American Bar Association, Rule of Law Initiative: Consultant to joint Rule of Law Initiative/United States Agency for International Development project in Republic of Georgia to develop, inter alia, improved Georgian systems for legal education and accreditation of law schools. Work involves organizing conference and leading programs, helping draft accreditation standards and assisting with implementation of conference outcomes, 2008 to present.

Association of American Law Schools: Libraries and Technology Committee, 1999–2002; Section on Employee Benefits Executive Committee, 2001–03; chair, 2002.

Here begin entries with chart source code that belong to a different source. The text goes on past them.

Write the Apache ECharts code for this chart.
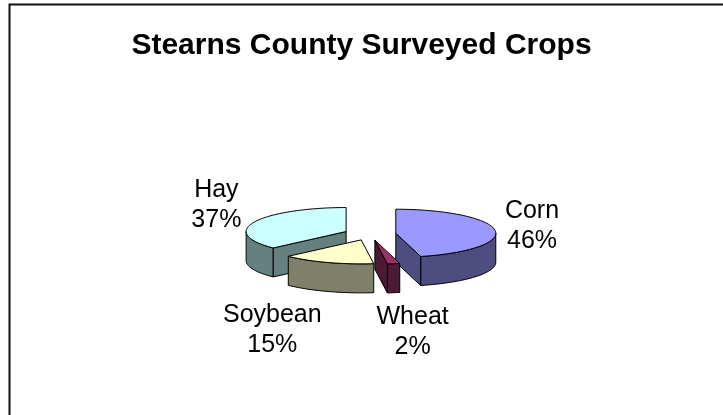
<!DOCTYPE html>
<html>
<head>
<meta charset="utf-8">
<title>Stearns County Surveyed Crops</title>
<script src="https://cdn.jsdelivr.net/npm/echarts@6/dist/echarts.min.js"></script>
<style>
  html, body { margin: 0; padding: 0; background: #fff; }
  #chart { width: 723px; height: 415px; }
</style>
</head>
<body>
<div id="chart"></div>
<script>
// Survey shares (percent), in the order the slices run clockwise from 12 o'clock
const categories = ['Corn', 'Wheat', 'Soybean', 'Hay'];
const shares = [46, 2, 15, 37];
const topColors = ['#9999FF', '#993366', '#FFFFCC', '#CCFFFF'];
const sideColors = ['#4D4D80', '#4D1A33', '#80806A', '#668080'];

// Layout of the tilted, exploded pie
const PIE = { cx: 370, cy: 234, rx: 100, ry: 24, depth: 29, explode: 26 };
// Where each label sits relative to the rim at the slice's middle angle
const labelShift = [[37, -4], [19, 39], [-55, 39], [-38, -17]];
// Painting order (back to front)
const paintRank = [1, 3, 2, 0];

const total = shares.reduce((a, b) => a + b, 0);
const starts = [];
shares.reduce((acc, v, i) => { starts[i] = acc; return acc + v; }, 0);

function rimPoint(c, theta, h) {
  return [c[0] + PIE.rx * Math.sin(theta), c[1] - PIE.ry * Math.cos(theta) + h];
}
function arc(c, a0, a1, h) {
  const pts = [];
  const n = Math.max(2, Math.ceil(Math.abs(a1 - a0) / (Math.PI / 90)));
  for (let k = 0; k <= n; k++) pts.push(rimPoint(c, a0 + (a1 - a0) * k / n, h));
  return pts;
}

function renderSlice(params, api) {
  const i = params.dataIndex;
  const value = api.value(0);
  const a0 = starts[i] / total * Math.PI * 2;
  const a1 = a0 + value / total * Math.PI * 2;
  const mid = (a0 + a1) / 2;
  const e = PIE.explode;
  const c = [PIE.cx + e * Math.sin(mid), PIE.cy - e * (PIE.ry / PIE.rx) * Math.cos(mid)];
  const d = PIE.depth;
  const z0 = paintRank[i] * 10;
  const edge = { stroke: '#000', lineWidth: 1, lineJoin: 'round' };
  const children = [];

  // outer wall: only the front half of the rim faces the viewer
  const w0 = Math.max(a0, Math.PI / 2), w1 = Math.min(a1, Math.PI * 1.5);
  if (w1 > w0) {
    const top = arc(c, w0, w1, 0);
    const bot = arc(c, w1, w0, d);
    children.push({ type: 'polygon', z2: z0 + 1, shape: { points: top.concat(bot) },
      style: Object.assign({ fill: sideColors[i] }, edge) });
  }
  // cut faces that turn toward the viewer
  const faces = [];
  if (Math.sin(a0) < -1e-6) faces.push(a0);
  if (Math.sin(a1) > 1e-6) faces.push(a1);
  faces.forEach(a => {
    const r = rimPoint(c, a, 0);
    children.push({ type: 'polygon', z2: z0 + 2,
      shape: { points: [[c[0], c[1]], r, [r[0], r[1] + d], [c[0], c[1] + d]] },
      style: Object.assign({ fill: sideColors[i] }, edge) });
  });
  // top face
  children.push({ type: 'polygon', z2: z0 + 3,
    shape: { points: [[c[0], c[1]]].concat(arc(c, a0, a1, 0)) },
    style: Object.assign({ fill: topColors[i] }, edge) });

  // label: category name and rounded share
  const front = Math.cos(mid) < 0 ? d : 0;
  const anchor = rimPoint(c, mid, front);
  children.push({ type: 'text', z2: z0 + 5,
    style: {
      text: categories[i] + '\n' + Math.round(value / total * 100) + '%',
      x: anchor[0] + labelShift[i][0], y: anchor[1] + labelShift[i][1],
      align: 'center', verticalAlign: 'middle',
      font: '25px "Liberation Sans", Arial, sans-serif',
      lineHeight: 30, fill: '#000'
    } });
  return { type: 'group', children };
}

const chart = echarts.init(document.getElementById('chart'), null, { renderer: 'canvas' });
chart.setOption({
  animation: false,
  backgroundColor: '#fff',
  title: {
    text: 'Stearns County Surveyed Crops',
    left: 'center', top: 26,
    textStyle: { fontFamily: '"Liberation Sans", Arial, sans-serif', fontSize: 30, fontWeight: 'bold', color: '#000' }
  },
  graphic: [{
    type: 'rect', silent: true, z: -1,
    shape: { x: 9.5, y: 4.5, width: 760, height: 460 },
    style: { fill: 'none', stroke: '#111', lineWidth: 2 }
  }],
  series: [{
    type: 'custom',
    coordinateSystem: 'none',
    renderItem: renderSlice,
    data: shares.map((v, i) => ({ name: categories[i], value: [v] }))
  }]
});
</script>
</body>
</html>
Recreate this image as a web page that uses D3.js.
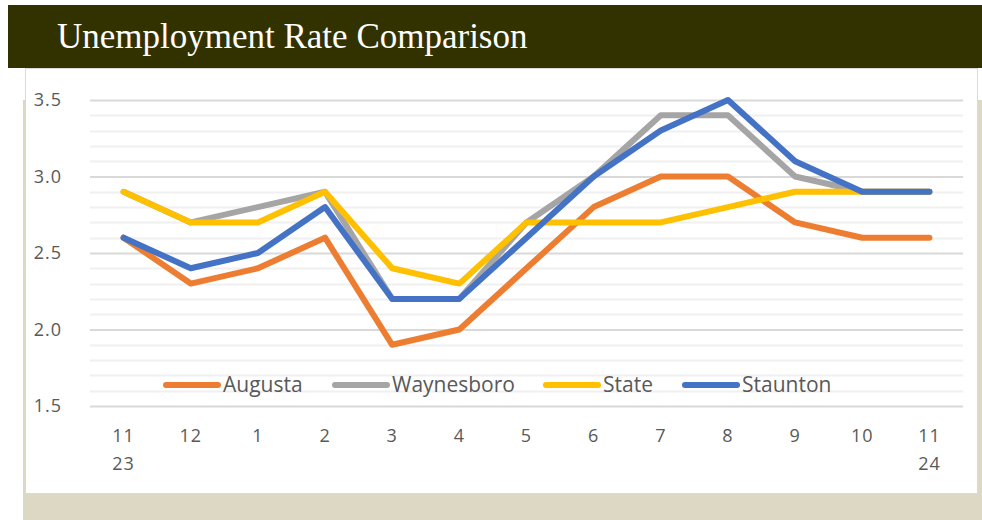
<!DOCTYPE html>
<html>
<head>
<meta charset="utf-8">
<script src="https://cdn.jsdelivr.net/npm/d3@7"></script>
<style>
  body { margin: 0; background: #fff; }
  svg { display: block; }
</style>
</head>
<body>
<div id="chart"></div>
<script>
const months = ["11", "12", "1", "2", "3", "4", "5", "6", "7", "8", "9", "10", "11"];
const years = ["23", "", "", "", "", "", "", "", "", "", "", "", "24"];

const augusta    = [2.6, 2.3, 2.4, 2.6, 1.9, 2.0, 2.4, 2.8, 3.0, 3.0, 2.7, 2.6, 2.6];
const waynesboro = [2.9, 2.7, 2.8, 2.9, 2.2, 2.2, 2.7, 3.0, 3.4, 3.4, 3.0, 2.9, 2.9];
const state      = [2.9, 2.7, 2.7, 2.9, 2.4, 2.3, 2.7, 2.7, 2.7, 2.8, 2.9, 2.9, 2.9];
const staunton   = [2.6, 2.4, 2.5, 2.8, 2.2, 2.2, 2.6, 3.0, 3.3, 3.5, 3.1, 2.9, 2.9];

const seriesNames = ["Augusta", "Waynesboro", "State", "Staunton"];
const seriesColors = ["#ED7D31", "#A5A5A5", "#FFC000", "#4472C4"];
const yTicks = [1.5, 2.0, 2.5, 3.0, 3.5];

const series = [augusta, waynesboro, state, staunton].map((values, i) => ({
  name: seriesNames[i],
  color: seriesColors[i],
  values: values
}));

const W = 982, H = 520;
const plot = { left: 90, right: 963, top: 100, bottom: 406 };
const labelFont = "'Open Sans', sans-serif";

const svg = d3.select("#chart").append("svg")
  .attr("width", W)
  .attr("height", H);

// page frame: beige strip, white panel, title band
svg.append("rect").attr("x", 23).attr("y", 100).attr("width", W - 23).attr("height", H - 100)
  .attr("fill", "#ddd8c4");
svg.append("rect").attr("x", 25.5).attr("y", 68.5).attr("width", 952).attr("height", 425)
  .attr("fill", "#fff").attr("stroke", "#d9d9d9").attr("stroke-width", 1);
svg.append("rect").attr("x", 8).attr("y", 5).attr("width", W - 8).attr("height", 63)
  .attr("fill", "#323200");
svg.append("text")
  .attr("x", 57).attr("y", 48)
  .attr("fill", "#fff")
  .style("font-family", "'Liberation Serif', 'DejaVu Serif', serif")
  .style("font-size", "35px")
  .text("Unemployment Rate Comparison");

const x = d3.scaleBand()
  .domain(d3.range(months.length))
  .range([plot.left, plot.right]);

const y = d3.scaleLinear()
  .domain([1.5, 3.5])
  .range([plot.bottom, plot.top]);

// minor gridlines every 0.1
const minor = d3.range(15, 36).map(v => v / 10).filter(v => !yTicks.some(t => Math.abs(t - v) < 1e-9));
svg.append("g")
  .selectAll("line")
  .data(minor)
  .join("line")
  .attr("x1", plot.left).attr("x2", plot.right)
  .attr("y1", d => Math.round(y(d)) + 0.5).attr("y2", d => Math.round(y(d)) + 0.5)
  .attr("stroke", "#f0f0f0")
  .attr("stroke-width", 2);

// y axis with major gridlines
const yAxis = svg.append("g")
  .attr("transform", `translate(${plot.left},0)`)
  .call(d3.axisLeft(y).tickValues(yTicks).tickFormat(d3.format(".1f"))
    .tickSize(-(plot.right - plot.left)).tickPadding(28));
yAxis.select(".domain").remove();
yAxis.selectAll(".tick line").attr("stroke", "#d9d9d9").attr("stroke-width", 2);
yAxis.selectAll(".tick text")
  .attr("fill", "#595959")
  .style("font-family", labelFont)
  .style("font-size", "18px")
  .style("letter-spacing", "1px");

// x axis labels (two lines)
const xAxis = svg.append("g")
  .attr("transform", `translate(0,${plot.bottom})`)
  .call(d3.axisBottom(x).tickFormat(i => months[i]).tickSize(0).tickPadding(23));
xAxis.select(".domain").remove();
xAxis.selectAll(".tick text")
  .attr("fill", "#595959")
  .style("font-family", labelFont)
  .style("font-size", "18px")
  .style("letter-spacing", "1px");
xAxis.selectAll(".tick").append("text")
  .attr("y", 51)
  .attr("dy", "0.71em")
  .attr("fill", "#595959")
  .style("font-family", labelFont)
  .style("font-size", "18px")
  .style("letter-spacing", "1px")
  .text(i => years[i]);

const line = d3.line()
  .x((d, i) => x(i) + x.bandwidth() / 2)
  .y(d => y(d));

svg.append("g")
  .selectAll("path")
  .data(series)
  .join("path")
  .attr("fill", "none")
  .attr("stroke", d => d.color)
  .attr("stroke-width", 6)
  .attr("stroke-linejoin", "round")
  .attr("stroke-linecap", "round")
  .attr("d", d => line(d.values));

// legend
const legendX = [163, 332, 543, 682];
const legend = svg.append("g")
  .selectAll("g")
  .data(series)
  .join("g")
  .attr("transform", (d, i) => `translate(${legendX[i]},385)`);
legend.append("line")
  .attr("x1", 3).attr("x2", 55)
  .attr("stroke", d => d.color)
  .attr("stroke-width", 6)
  .attr("stroke-linecap", "round");
legend.append("text")
  .attr("x", 60)
  .attr("dy", "0.35em")
  .attr("fill", "#595959")
  .style("font-family", labelFont)
  .style("font-size", "21px")
  .text(d => d.name);
</script>
</body>
</html>
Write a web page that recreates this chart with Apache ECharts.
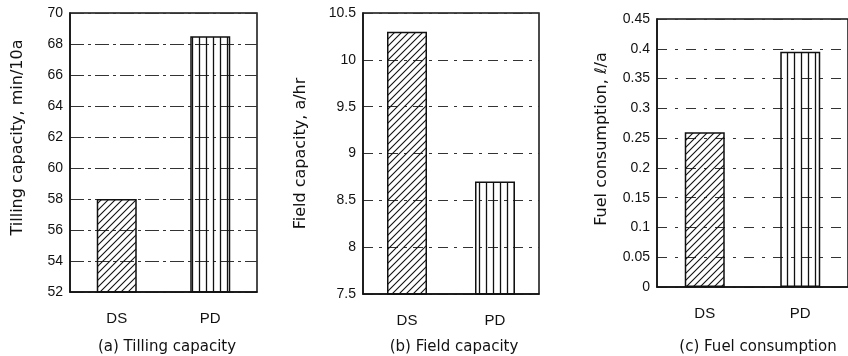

A member of the Illinois State, Indiana State, Porter County, Lake County and Chicago Bar Associations, Conison is also a Fellow of the Indiana Bar Foundation and past Director and Secretary of the Indiana Continuing Legal Education Forum. He is a past member of the Porter County Inns of Court and was a participating attorney with the American Civil Liberties Union of Illinois. He has also volunteered with the Indiana State Bar Association and Law School Admission Council. In August 2012, Conison was named as reporter for the American Bar Association's (ABA) Task Force on the Future of Legal Education. Conison writes a recurring column for The Huffington Post.

==Selected works==

Employee Benefit Plans in a Nutshell (3d ed.) (West 2003)

Employee Benefit Plans in a Nutshell (West 1993)

Law School Education and Liberal CLE, 40 Val. U.L. Rev. 325 (2006)

Success, Status, and the Goals of a Law School, 37 U. Tol. L. Rev. 23 (2005)

Assurance, Reliance and Expectation, 6 S. Cal. Interdisc. L.J. 335 (1998)

The Pragmatics of Promise, 10 Can. J.L. & Jurisp. 273 (1997)

ERISA and the Language of Preemption, 72 Wash. U.L.Q. 619 (1994)

What Does Due Process Have To Do With Jurisdiction?, 46 Rutgers L. Rev. 1071 (1994)

==Personal==

Conison was born in Cincinnati, Ohio, on October 21, 1953. He is married and has two children.